— begin Provided material —

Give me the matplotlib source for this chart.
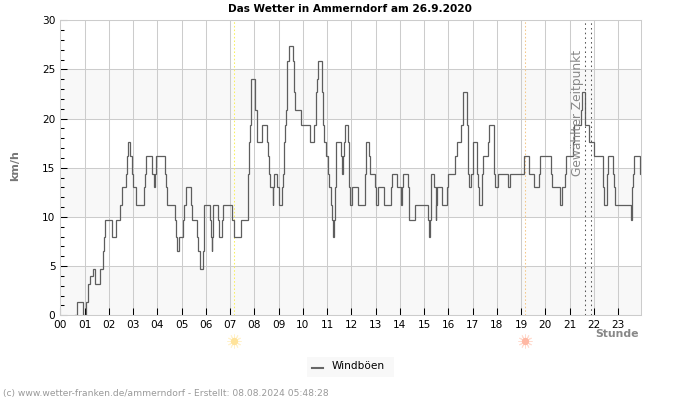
import matplotlib
matplotlib.use('Agg')
import matplotlib.pyplot as plt

# Windboeen: Stufen (Startzeit in Stunden, Wert in km/h)
stunden = [0.62, 0.70, 0.92, 1.08, 1.15, 1.22, 1.33, 1.43, 1.50, 1.62, 1.67, 1.77, 1.79, 1.80, 1.83, 2.14, 2.24, 2.30,
           2.48, 2.53, 2.72, 2.74, 2.79, 2.88, 2.94, 2.98, 3.11, 3.47, 3.50, 3.53, 3.80, 3.86, 3.92, 3.96, 4.30, 4.34,
           4.38, 4.72, 4.76, 4.80, 4.90, 5.05, 5.10, 5.19, 5.38, 5.45, 5.62, 5.68, 5.77, 5.88, 5.92, 5.93, 6.17, 6.20,
           6.24, 6.27, 6.31, 6.50, 6.56, 6.68, 6.72, 7.08, 7.15, 7.47, 7.73, 7.75, 7.78, 7.82, 7.85, 7.88, 8.03, 8.10,
           8.28, 8.33, 8.53, 8.58, 8.62, 8.65, 8.75, 8.79, 8.83, 8.95, 9.00, 9.14, 9.19, 9.21, 9.24, 9.26, 9.29, 9.33,
           9.36, 9.41, 9.60, 9.65, 9.66, 9.91, 10.28, 10.48, 10.54, 10.58, 10.61, 10.80, 10.84, 10.88, 10.96, 11.05, 11.08, 11.15,
           11.19, 11.26, 11.30, 11.33, 11.35, 11.36, 11.56, 11.61, 11.66, 11.70, 11.72, 11.88, 11.90, 11.94, 12.01, 12.27, 12.57, 12.58,
           12.61, 12.72, 12.77, 12.99, 13.03, 13.10, 13.35, 13.65, 13.68, 13.90, 14.04, 14.07, 14.14, 14.34, 14.37, 14.39, 14.64, 15.17,
           15.22, 15.25, 15.27, 15.30, 15.42, 15.47, 15.51, 15.55, 15.72, 15.94, 16.00, 16.28, 16.35, 16.52, 16.60, 16.78, 16.80,
           16.84, 16.95, 17.00, 17.20, 17.23, 17.26, 17.37, 17.39, 17.41, 17.62, 17.66, 17.87, 17.92, 18.03, 18.46, 18.53, 19.11, 19.33,
           19.35, 19.53, 19.74, 19.78, 20.22, 20.27, 20.60, 20.70, 20.80, 20.87, 21.14, 21.19, 21.47, 21.52, 21.63, 21.68, 21.78, 22.00,
           22.36, 22.38, 22.40, 22.52, 22.54, 22.57, 22.78, 22.83, 22.89, 23.55, 23.58, 23.60, 23.65, 23.91]
boeen = [0, 1.4, 0, 1.4, 3.2, 4.0, 4.7, 3.2, 3.2, 4.7, 4.7, 6.5, 8, 8, 9.7, 8, 8, 9.7,
         11.2, 13, 14.4, 16.2, 17.6, 16.2, 14.4, 13, 11.2, 13, 14.4, 16.2, 14.4, 13, 14.4, 16.2, 14.4, 13,
         11.2, 9.7, 8, 6.5, 8, 9.7, 11.2, 13, 11.2, 9.7, 8, 6.5, 4.7, 6.5, 9.7, 11.2, 9.7, 8,
         6.5, 8, 11.2, 9.7, 8, 9.7, 11.2, 9.7, 8, 9.7, 13, 14.4, 17.6, 19.4, 22.7, 24, 20.9, 17.6,
         17.6, 19.4, 17.6, 16.2, 14.4, 13, 11.2, 13, 14.4, 13, 11.2, 13, 14.4, 16.2, 17.6, 19.4, 20.9, 24,
         25.9, 27.4, 25.9, 22.7, 20.9, 19.4, 17.6, 19.4, 22.7, 24, 25.9, 22.7, 19.4, 17.6, 16.2, 14.4, 13, 11.2,
         9.7, 8, 9.7, 13, 14.4, 17.6, 16.2, 14.4, 16.2, 17.6, 19.4, 17.6, 13, 11.2, 13, 11.2, 13, 14.4,
         17.6, 16.2, 14.4, 13, 11.2, 13, 11.2, 13, 14.4, 13, 11.2, 13, 14.4, 13, 11.2, 9.7, 11.2, 9.7,
         8, 9.7, 13, 14.4, 13, 9.7, 11.2, 13, 11.2, 13, 14.4, 16.2, 17.6, 19.4, 22.7, 19.4, 14.4,
         13, 14.4, 17.6, 14.4, 13, 11.2, 13, 14.4, 16.2, 17.6, 19.4, 14.4, 13, 14.4, 13, 14.4, 16.2, 14.4,
         14.4, 13, 14.4, 16.2, 14.4, 13, 11.2, 13, 14.4, 16.2, 17.6, 19.4, 20.9, 22.7, 19.4, 19.4, 17.6, 16.2,
         14.4, 13, 11.2, 13, 14.4, 16.2, 14.4, 13, 11.2, 9.7, 13, 14.4, 16.2, 14.4]
stundenlabels = ['%02d' % h for h in range(24)]
ywerte = [0, 5, 10, 15, 20, 25, 30]
baender = [0, 10, 20]
sonnenaufgang = 7.175
sonnenuntergang = 19.18
zeitpunkt = [21.65, 21.90]

fig = plt.figure(figsize=(7, 4), dpi=100)
ax = fig.add_axes([60.3 / 700, 1 - 315.3 / 400, 580.4 / 700, 295 / 400])

# graue Baender und Gitter
for b in baender:
    ax.axhspan(b, b + 5, color='#f8f8f8', lw=0, zorder=0)
ax.grid(True, which='major', color='#cccccc', lw=0.75, zorder=1)
ax.set_axisbelow(True)

ax.plot(stunden + [23.93], boeen + [boeen[-1]], drawstyle='steps-post', color='#5e5e5e', lw=0.9, zorder=3,
        solid_joinstyle='miter')

ax.axvline(sonnenaufgang, color='#f8f060', ls=(0, (1.5, 2)), lw=0.75, zorder=2)
ax.axvline(sonnenuntergang, color='#f5c78a', ls=(0, (1.5, 2)), lw=0.75, zorder=2)
for z in zeitpunkt:
    ax.axvline(z, color='#555555', ls=(0, (1.5, 3)), lw=0.75, zorder=4)
ax.text(21.33, 14.2, 'Gewählter Zeitpunkt', rotation=90, ha='center', va='bottom',
        color='#888888', fontsize=8.8, zorder=5)

ax.set_xlim(0, 23.93)
ax.set_ylim(0, 30)
ax.set_xticks(range(24))
ax.set_xticklabels(stundenlabels)
ax.set_yticks(ywerte)
ax.set_yticks(range(0, 31), minor=True)
ax.tick_params(axis='both', which='major', direction='in', length=5, width=0.75, labelsize=7.6, color='black', pad=3.5)
ax.tick_params(axis='y', which='minor', direction='in', length=3, width=0.75, color='black')
for s in ax.spines.values():
    s.set_color('#cccccc')
    s.set_linewidth(0.75)

fig.text(350 / 700, 1 - 9 / 400, 'Das Wetter in Ammerndorf am 26.9.2020', ha='center', va='center', fontsize=7.6,
         fontweight='bold', color='black')
fig.text(15.5 / 700, 1 - 166 / 400, 'km/h', rotation=90, ha='center', va='center', fontsize=8, fontweight='bold',
         color='#777777')
fig.text(639 / 700, 1 - 334 / 400, 'Stunde', ha='right', va='center', fontsize=7.8, fontweight='bold', color='#888888')
fig.text(3 / 700, 1 - 393.5 / 400, '(c) www.wetter-franken.de/ammerndorf - Erstellt: 08.08.2024 05:48:28', ha='left',
         va='center', fontsize=6.6, color='#999999')

# Sonnensymbole unter der Achse
trans = ax.get_xaxis_transform()
sy = -(341 - 315.3) / 295
ax.scatter([sonnenaufgang], [sy], s=90, marker=(12, 2, 0), color='#fff2cc', lw=0.7, transform=trans, clip_on=False)
ax.scatter([sonnenaufgang], [sy], s=28, marker='o', color='#ffe39a', lw=0, transform=trans, clip_on=False)
ax.scatter([sonnenuntergang], [sy], s=90, marker=(12, 2, 0), color='#ffdcd0', lw=0.7, transform=trans, clip_on=False)
ax.scatter([sonnenuntergang], [sy], s=28, marker='o', color='#ffb8a4', lw=0, transform=trans, clip_on=False)

# Legende
fig.patches.append(plt.Rectangle((307 / 700, 1 - 377 / 400), 87 / 700, 20 / 400, transform=fig.transFigure,
                                 facecolor='#f8f8f8', edgecolor='none'))
fig.add_artist(plt.Line2D([312 / 700, 323 / 700], [1 - 367.5 / 400] * 2, color='#666666', lw=1.5))
fig.text(332 / 700, 1 - 366 / 400, 'Windböen', ha='left', va='center', fontsize=7.6, color='black')

fig.savefig('out.png', dpi=100)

— end Provided material —

- [Description of the task] Write out exactly the opening lines of the data, stopping after the line that holds "import matplotlib.pyplot as plt". Exclude pictures.

- [Exercise response]
Give me the matplotlib source for this chart.
import matplotlib
matplotlib.use('Agg')
import matplotlib.pyplot as plt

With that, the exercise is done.